>> START Supplied material

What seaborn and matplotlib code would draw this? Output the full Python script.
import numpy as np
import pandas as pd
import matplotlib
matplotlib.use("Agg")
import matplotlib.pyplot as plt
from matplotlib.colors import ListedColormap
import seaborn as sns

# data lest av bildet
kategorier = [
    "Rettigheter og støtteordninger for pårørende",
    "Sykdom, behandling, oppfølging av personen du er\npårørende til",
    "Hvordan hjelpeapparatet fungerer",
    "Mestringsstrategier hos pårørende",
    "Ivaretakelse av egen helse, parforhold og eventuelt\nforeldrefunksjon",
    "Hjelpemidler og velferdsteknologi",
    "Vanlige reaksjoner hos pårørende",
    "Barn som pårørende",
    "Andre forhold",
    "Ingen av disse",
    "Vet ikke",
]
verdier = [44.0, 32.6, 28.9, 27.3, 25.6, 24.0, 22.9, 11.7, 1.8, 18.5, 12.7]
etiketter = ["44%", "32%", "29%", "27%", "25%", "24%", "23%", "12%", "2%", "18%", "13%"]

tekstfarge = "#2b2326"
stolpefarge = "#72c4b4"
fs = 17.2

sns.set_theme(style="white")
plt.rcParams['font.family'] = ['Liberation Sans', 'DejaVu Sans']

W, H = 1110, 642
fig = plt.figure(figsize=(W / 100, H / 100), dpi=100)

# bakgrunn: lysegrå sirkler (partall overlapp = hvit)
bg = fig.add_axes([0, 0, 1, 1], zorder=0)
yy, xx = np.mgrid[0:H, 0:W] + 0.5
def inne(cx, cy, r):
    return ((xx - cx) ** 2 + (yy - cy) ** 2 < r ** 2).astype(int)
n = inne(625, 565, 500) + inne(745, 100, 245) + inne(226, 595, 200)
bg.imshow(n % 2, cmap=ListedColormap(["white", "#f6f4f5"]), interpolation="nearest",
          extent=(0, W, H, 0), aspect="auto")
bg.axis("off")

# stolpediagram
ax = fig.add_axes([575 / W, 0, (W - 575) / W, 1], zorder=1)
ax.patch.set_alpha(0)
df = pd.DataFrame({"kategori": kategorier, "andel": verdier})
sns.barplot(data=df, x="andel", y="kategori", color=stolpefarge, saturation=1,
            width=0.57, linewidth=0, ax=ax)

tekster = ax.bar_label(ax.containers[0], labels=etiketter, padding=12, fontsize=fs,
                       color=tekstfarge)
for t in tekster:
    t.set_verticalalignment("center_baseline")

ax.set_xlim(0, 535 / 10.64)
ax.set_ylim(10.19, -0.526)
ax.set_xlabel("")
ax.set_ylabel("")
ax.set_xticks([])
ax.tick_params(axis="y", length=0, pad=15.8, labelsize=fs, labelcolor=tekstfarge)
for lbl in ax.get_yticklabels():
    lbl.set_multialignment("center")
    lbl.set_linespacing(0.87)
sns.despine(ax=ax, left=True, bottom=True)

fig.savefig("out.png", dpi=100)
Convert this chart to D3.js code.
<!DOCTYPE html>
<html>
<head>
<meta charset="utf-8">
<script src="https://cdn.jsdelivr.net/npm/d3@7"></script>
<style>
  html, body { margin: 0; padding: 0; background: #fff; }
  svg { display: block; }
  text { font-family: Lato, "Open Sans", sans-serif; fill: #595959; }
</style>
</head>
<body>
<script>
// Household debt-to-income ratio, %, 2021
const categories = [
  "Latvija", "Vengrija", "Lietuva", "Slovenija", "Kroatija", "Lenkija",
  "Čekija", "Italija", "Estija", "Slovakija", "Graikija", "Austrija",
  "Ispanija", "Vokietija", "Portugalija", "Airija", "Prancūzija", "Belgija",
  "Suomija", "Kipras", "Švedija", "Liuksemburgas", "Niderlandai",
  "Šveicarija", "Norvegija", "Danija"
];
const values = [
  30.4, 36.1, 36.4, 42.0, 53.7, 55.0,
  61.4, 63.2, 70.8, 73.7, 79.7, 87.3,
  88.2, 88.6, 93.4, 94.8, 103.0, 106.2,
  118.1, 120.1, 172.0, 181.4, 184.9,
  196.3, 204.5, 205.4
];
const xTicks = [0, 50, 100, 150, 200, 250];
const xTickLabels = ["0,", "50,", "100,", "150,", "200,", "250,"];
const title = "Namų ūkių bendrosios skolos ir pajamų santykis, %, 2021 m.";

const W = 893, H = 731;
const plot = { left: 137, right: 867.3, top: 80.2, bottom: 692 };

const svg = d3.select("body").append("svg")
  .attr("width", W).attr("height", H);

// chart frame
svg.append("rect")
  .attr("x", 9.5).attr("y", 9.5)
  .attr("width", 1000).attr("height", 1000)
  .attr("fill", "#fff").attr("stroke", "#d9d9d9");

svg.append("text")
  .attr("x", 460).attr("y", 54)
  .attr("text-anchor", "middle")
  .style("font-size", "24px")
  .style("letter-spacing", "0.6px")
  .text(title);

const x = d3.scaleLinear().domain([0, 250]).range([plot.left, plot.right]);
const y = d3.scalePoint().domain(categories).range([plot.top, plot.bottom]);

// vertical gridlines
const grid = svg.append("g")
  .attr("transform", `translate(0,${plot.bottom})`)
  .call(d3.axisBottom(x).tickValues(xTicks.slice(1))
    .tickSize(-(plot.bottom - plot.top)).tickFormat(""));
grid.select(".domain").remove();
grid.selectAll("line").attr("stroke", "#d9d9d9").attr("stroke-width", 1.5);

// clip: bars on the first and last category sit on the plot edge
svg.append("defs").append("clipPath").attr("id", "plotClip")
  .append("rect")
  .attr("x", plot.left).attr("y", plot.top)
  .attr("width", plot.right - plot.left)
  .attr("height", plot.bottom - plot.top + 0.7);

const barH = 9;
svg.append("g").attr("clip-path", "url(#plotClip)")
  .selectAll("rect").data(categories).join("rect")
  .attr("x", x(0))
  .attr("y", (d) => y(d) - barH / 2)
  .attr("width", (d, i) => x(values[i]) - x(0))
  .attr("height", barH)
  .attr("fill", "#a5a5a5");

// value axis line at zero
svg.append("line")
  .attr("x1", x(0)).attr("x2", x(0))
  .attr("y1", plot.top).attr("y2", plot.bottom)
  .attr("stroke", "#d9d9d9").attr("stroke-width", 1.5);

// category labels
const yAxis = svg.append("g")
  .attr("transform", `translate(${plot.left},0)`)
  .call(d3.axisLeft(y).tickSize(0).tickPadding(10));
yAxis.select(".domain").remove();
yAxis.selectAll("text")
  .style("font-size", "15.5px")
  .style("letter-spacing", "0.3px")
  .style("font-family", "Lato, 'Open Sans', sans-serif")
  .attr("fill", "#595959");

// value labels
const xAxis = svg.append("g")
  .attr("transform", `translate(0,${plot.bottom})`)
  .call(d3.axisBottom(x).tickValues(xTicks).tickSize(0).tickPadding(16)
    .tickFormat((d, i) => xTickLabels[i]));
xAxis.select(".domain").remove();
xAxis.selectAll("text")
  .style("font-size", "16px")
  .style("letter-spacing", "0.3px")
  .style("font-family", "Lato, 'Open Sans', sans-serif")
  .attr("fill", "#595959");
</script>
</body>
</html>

>> END Supplied material

Quote the listing above from its first line to the line with "fig = plt.figure(figsize=(W", inclusive, and add nothing.

__Answer below__
What seaborn and matplotlib code would draw this? Output the full Python script.
import numpy as np
import pandas as pd
import matplotlib
matplotlib.use("Agg")
import matplotlib.pyplot as plt
from matplotlib.colors import ListedColormap
import seaborn as sns

# data lest av bildet
kategorier = [
    "Rettigheter og støtteordninger for pårørende",
    "Sykdom, behandling, oppfølging av personen du er\npårørende til",
    "Hvordan hjelpeapparatet fungerer",
    "Mestringsstrategier hos pårørende",
    "Ivaretakelse av egen helse, parforhold og eventuelt\nforeldrefunksjon",
    "Hjelpemidler og velferdsteknologi",
    "Vanlige reaksjoner hos pårørende",
    "Barn som pårørende",
    "Andre forhold",
    "Ingen av disse",
    "Vet ikke",
]
verdier = [44.0, 32.6, 28.9, 27.3, 25.6, 24.0, 22.9, 11.7, 1.8, 18.5, 12.7]
etiketter = ["44%", "32%", "29%", "27%", "25%", "24%", "23%", "12%", "2%", "18%", "13%"]

tekstfarge = "#2b2326"
stolpefarge = "#72c4b4"
fs = 17.2

sns.set_theme(style="white")
plt.rcParams['font.family'] = ['Liberation Sans', 'DejaVu Sans']

W, H = 1110, 642
fig = plt.figure(figsize=(W / 100, H / 100), dpi=100)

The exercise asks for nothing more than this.